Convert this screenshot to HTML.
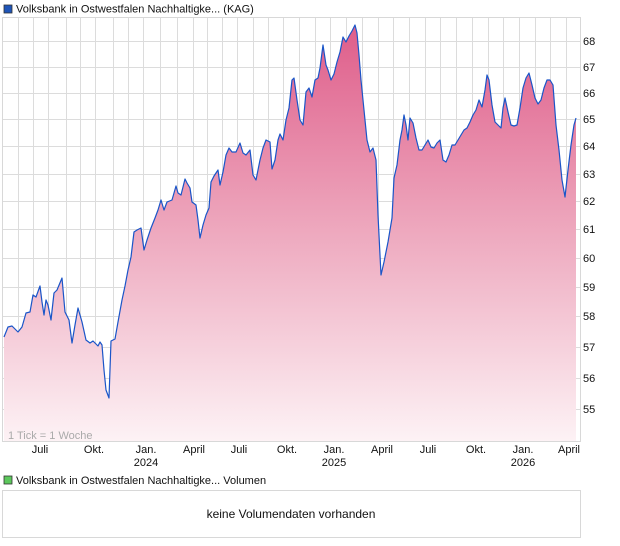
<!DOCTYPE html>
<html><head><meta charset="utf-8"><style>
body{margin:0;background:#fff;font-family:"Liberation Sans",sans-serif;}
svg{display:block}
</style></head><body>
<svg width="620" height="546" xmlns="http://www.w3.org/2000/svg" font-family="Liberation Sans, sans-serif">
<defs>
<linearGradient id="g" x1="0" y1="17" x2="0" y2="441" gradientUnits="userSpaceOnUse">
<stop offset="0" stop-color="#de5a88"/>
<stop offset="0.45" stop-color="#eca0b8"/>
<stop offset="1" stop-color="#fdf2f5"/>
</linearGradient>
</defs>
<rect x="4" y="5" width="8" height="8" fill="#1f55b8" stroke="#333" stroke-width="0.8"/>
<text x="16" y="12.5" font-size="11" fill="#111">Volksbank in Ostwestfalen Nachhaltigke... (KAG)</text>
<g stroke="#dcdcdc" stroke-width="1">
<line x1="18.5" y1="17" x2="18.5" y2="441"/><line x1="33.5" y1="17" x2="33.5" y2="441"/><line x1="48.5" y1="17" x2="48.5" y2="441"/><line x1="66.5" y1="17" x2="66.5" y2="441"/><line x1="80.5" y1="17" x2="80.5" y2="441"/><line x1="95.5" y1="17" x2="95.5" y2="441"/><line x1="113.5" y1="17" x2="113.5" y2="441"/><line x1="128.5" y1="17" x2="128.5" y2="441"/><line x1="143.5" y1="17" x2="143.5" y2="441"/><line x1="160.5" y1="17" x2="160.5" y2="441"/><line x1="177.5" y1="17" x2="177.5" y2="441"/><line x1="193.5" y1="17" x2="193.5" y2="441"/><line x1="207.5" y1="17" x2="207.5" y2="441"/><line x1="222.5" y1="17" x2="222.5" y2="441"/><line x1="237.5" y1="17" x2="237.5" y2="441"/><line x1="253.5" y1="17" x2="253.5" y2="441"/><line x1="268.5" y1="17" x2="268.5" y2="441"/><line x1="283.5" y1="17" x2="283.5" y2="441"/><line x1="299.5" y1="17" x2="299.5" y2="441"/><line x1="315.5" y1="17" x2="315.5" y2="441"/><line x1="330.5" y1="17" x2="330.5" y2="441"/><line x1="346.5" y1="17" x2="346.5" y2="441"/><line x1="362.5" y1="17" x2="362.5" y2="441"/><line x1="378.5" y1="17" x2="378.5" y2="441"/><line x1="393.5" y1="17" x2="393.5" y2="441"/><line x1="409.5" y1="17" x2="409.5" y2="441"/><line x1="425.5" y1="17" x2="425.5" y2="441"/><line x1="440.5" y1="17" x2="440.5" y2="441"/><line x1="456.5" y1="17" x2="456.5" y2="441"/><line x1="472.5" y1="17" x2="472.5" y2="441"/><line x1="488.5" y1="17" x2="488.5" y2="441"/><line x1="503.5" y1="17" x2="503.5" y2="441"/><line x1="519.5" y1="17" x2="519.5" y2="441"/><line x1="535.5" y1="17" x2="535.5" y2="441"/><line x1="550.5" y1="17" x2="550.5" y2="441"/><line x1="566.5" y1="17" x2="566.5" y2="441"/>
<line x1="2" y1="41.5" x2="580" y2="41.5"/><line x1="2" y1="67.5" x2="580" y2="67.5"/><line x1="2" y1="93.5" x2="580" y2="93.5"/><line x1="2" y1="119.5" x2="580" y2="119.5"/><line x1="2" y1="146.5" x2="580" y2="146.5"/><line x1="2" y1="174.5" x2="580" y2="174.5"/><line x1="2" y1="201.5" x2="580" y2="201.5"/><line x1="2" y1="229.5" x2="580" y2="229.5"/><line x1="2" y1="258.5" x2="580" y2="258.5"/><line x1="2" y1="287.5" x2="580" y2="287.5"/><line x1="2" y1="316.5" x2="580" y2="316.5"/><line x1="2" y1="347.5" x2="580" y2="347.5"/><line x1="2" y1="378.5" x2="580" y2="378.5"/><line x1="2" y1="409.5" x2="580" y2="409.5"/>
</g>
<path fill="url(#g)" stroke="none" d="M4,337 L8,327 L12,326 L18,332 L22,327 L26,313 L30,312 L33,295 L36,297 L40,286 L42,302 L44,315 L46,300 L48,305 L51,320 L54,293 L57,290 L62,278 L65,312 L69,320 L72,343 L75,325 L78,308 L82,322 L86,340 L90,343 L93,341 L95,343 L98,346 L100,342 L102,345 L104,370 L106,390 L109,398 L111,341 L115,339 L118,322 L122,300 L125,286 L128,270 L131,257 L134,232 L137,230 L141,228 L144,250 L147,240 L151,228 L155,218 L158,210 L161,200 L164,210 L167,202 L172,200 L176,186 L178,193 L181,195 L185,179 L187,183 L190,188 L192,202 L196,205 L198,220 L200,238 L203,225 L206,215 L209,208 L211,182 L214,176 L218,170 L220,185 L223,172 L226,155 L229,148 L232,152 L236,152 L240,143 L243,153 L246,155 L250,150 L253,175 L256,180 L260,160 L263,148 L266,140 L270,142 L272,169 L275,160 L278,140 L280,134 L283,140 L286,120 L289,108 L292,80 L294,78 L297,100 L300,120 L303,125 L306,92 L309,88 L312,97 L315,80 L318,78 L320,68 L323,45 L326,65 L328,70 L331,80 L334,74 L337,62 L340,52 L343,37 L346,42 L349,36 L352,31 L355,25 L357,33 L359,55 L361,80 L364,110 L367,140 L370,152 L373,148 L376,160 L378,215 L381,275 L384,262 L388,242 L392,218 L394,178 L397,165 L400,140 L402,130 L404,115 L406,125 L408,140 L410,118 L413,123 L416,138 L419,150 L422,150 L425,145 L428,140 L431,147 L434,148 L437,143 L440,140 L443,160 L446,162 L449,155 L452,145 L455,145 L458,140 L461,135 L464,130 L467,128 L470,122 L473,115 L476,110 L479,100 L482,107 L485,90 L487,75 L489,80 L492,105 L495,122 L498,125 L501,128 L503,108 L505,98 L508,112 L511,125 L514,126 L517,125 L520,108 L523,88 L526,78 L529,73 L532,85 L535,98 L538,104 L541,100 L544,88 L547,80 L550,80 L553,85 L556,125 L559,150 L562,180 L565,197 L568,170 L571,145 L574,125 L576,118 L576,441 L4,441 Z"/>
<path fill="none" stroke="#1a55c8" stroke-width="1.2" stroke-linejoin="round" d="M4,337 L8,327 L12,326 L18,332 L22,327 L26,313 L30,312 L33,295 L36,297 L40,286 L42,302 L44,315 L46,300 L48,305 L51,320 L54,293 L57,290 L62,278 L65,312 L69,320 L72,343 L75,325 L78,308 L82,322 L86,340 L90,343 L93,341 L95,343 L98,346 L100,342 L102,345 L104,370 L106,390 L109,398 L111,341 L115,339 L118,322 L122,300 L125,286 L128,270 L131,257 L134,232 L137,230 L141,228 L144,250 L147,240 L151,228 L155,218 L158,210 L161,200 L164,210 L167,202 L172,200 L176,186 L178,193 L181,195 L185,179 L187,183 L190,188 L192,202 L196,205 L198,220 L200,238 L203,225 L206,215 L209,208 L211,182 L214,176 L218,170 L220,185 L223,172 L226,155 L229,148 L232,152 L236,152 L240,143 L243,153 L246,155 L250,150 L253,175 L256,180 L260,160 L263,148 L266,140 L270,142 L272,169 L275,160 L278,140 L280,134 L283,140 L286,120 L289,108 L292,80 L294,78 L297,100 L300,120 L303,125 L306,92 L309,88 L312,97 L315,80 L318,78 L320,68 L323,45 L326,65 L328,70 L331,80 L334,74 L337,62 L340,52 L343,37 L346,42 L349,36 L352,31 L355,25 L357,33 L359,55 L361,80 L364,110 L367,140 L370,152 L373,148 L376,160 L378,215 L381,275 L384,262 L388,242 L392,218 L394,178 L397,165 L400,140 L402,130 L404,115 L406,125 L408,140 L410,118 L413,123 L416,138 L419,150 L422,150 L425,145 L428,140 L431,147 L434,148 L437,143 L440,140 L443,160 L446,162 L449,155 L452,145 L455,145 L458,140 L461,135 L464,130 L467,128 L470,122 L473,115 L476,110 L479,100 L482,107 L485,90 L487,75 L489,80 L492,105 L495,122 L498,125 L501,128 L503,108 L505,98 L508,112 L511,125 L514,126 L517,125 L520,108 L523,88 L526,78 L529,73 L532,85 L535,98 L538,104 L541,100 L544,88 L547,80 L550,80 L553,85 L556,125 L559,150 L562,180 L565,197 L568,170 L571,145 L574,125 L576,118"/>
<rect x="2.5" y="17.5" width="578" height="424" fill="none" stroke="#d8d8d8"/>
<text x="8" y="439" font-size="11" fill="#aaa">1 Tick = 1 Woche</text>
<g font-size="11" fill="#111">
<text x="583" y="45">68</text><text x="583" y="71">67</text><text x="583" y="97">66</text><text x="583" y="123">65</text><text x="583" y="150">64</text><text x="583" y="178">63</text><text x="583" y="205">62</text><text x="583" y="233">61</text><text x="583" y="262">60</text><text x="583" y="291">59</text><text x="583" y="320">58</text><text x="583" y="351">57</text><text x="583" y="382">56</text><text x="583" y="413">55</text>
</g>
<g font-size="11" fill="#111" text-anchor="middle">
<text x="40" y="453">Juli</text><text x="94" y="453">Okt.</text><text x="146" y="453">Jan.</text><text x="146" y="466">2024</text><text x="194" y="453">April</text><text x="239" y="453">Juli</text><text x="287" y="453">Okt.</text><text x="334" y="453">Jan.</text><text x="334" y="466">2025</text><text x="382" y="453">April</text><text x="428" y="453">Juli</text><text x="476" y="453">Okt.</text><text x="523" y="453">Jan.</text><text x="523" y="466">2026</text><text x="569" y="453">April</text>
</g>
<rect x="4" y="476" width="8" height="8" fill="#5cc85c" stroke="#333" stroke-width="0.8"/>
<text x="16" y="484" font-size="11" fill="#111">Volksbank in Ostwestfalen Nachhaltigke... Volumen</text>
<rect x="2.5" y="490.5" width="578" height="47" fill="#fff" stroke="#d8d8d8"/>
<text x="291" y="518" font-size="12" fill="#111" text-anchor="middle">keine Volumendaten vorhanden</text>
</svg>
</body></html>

- - - - -

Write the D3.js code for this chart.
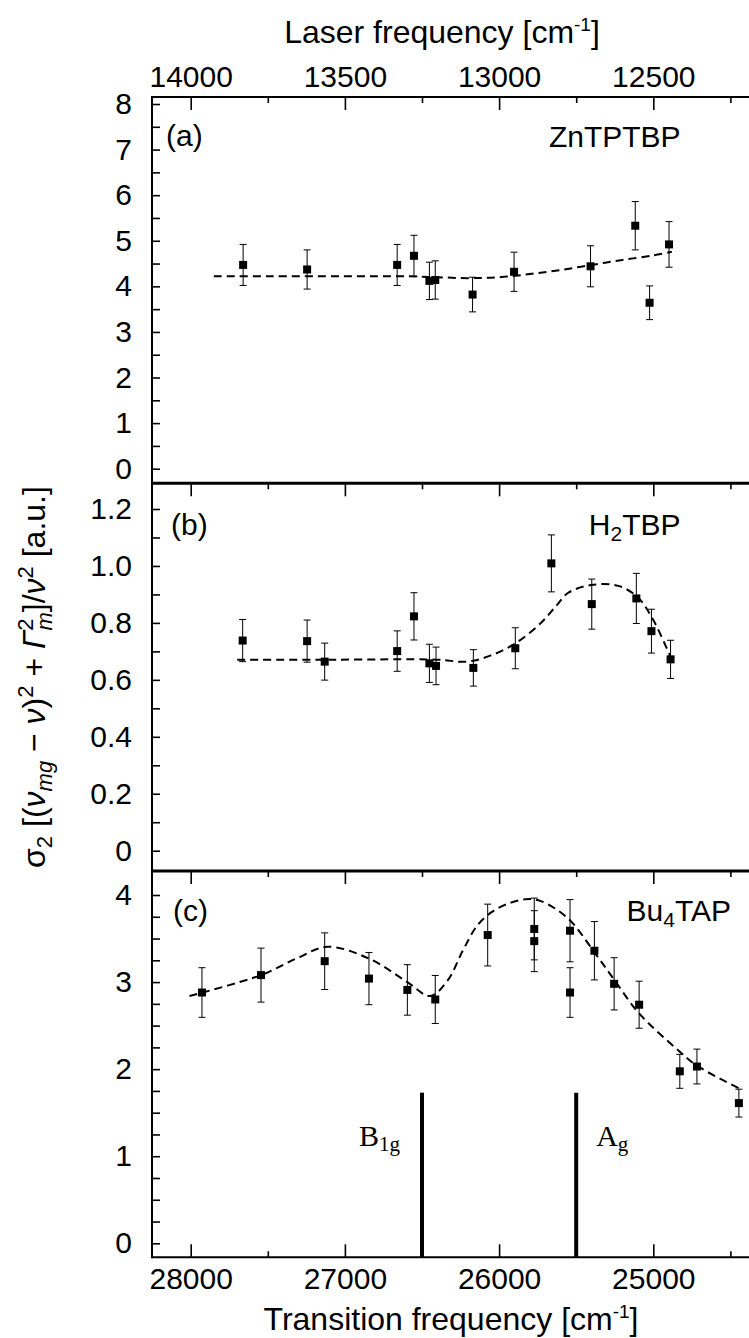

- - - - -

__What you have to do__:
Gather every line from the listing above in which the word "this" appears.

__Solved exercise__:
Convert this screenshot to HTML.
Write the D3.js code for this chart.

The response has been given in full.